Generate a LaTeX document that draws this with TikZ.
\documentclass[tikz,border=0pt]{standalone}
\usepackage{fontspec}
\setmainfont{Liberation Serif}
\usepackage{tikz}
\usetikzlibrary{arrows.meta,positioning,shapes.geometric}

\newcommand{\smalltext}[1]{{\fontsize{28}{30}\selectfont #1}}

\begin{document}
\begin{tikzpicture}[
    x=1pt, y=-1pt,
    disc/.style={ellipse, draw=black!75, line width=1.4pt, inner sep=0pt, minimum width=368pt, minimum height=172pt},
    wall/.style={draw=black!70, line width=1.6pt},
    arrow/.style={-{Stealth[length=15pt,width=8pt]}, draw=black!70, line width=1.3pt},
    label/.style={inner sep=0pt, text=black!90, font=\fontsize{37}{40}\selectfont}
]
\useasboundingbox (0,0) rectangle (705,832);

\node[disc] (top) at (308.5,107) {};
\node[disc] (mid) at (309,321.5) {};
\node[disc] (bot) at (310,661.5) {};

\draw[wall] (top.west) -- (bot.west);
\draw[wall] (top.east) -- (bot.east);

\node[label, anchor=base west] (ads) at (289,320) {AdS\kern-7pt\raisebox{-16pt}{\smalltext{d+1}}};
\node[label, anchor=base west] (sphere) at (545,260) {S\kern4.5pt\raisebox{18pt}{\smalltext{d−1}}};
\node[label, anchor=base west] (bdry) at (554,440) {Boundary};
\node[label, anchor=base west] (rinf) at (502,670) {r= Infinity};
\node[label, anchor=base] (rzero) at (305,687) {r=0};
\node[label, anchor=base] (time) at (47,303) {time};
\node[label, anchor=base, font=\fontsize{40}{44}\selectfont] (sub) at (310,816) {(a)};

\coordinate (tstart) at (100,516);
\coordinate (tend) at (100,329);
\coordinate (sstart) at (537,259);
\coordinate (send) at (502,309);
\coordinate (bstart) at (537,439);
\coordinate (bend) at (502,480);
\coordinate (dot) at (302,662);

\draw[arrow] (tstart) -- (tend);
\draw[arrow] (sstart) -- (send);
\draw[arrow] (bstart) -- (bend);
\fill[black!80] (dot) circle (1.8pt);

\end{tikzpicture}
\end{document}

Task description :: Repeat the whole listing exactly, keeping every line intact.

Written solution ::
Generate a LaTeX document that draws this with TikZ.
\documentclass[tikz,border=0pt]{standalone}
\usepackage{fontspec}
\setmainfont{Liberation Serif}
\usepackage{tikz}
\usetikzlibrary{arrows.meta,positioning,shapes.geometric}

\newcommand{\smalltext}[1]{{\fontsize{28}{30}\selectfont #1}}

\begin{document}
\begin{tikzpicture}[
    x=1pt, y=-1pt,
    disc/.style={ellipse, draw=black!75, line width=1.4pt, inner sep=0pt, minimum width=368pt, minimum height=172pt},
    wall/.style={draw=black!70, line width=1.6pt},
    arrow/.style={-{Stealth[length=15pt,width=8pt]}, draw=black!70, line width=1.3pt},
    label/.style={inner sep=0pt, text=black!90, font=\fontsize{37}{40}\selectfont}
]
\useasboundingbox (0,0) rectangle (705,832);

\node[disc] (top) at (308.5,107) {};
\node[disc] (mid) at (309,321.5) {};
\node[disc] (bot) at (310,661.5) {};

\draw[wall] (top.west) -- (bot.west);
\draw[wall] (top.east) -- (bot.east);

\node[label, anchor=base west] (ads) at (289,320) {AdS\kern-7pt\raisebox{-16pt}{\smalltext{d+1}}};
\node[label, anchor=base west] (sphere) at (545,260) {S\kern4.5pt\raisebox{18pt}{\smalltext{d−1}}};
\node[label, anchor=base west] (bdry) at (554,440) {Boundary};
\node[label, anchor=base west] (rinf) at (502,670) {r= Infinity};
\node[label, anchor=base] (rzero) at (305,687) {r=0};
\node[label, anchor=base] (time) at (47,303) {time};
\node[label, anchor=base, font=\fontsize{40}{44}\selectfont] (sub) at (310,816) {(a)};

\coordinate (tstart) at (100,516);
\coordinate (tend) at (100,329);
\coordinate (sstart) at (537,259);
\coordinate (send) at (502,309);
\coordinate (bstart) at (537,439);
\coordinate (bend) at (502,480);
\coordinate (dot) at (302,662);

\draw[arrow] (tstart) -- (tend);
\draw[arrow] (sstart) -- (send);
\draw[arrow] (bstart) -- (bend);
\fill[black!80] (dot) circle (1.8pt);

\end{tikzpicture}
\end{document}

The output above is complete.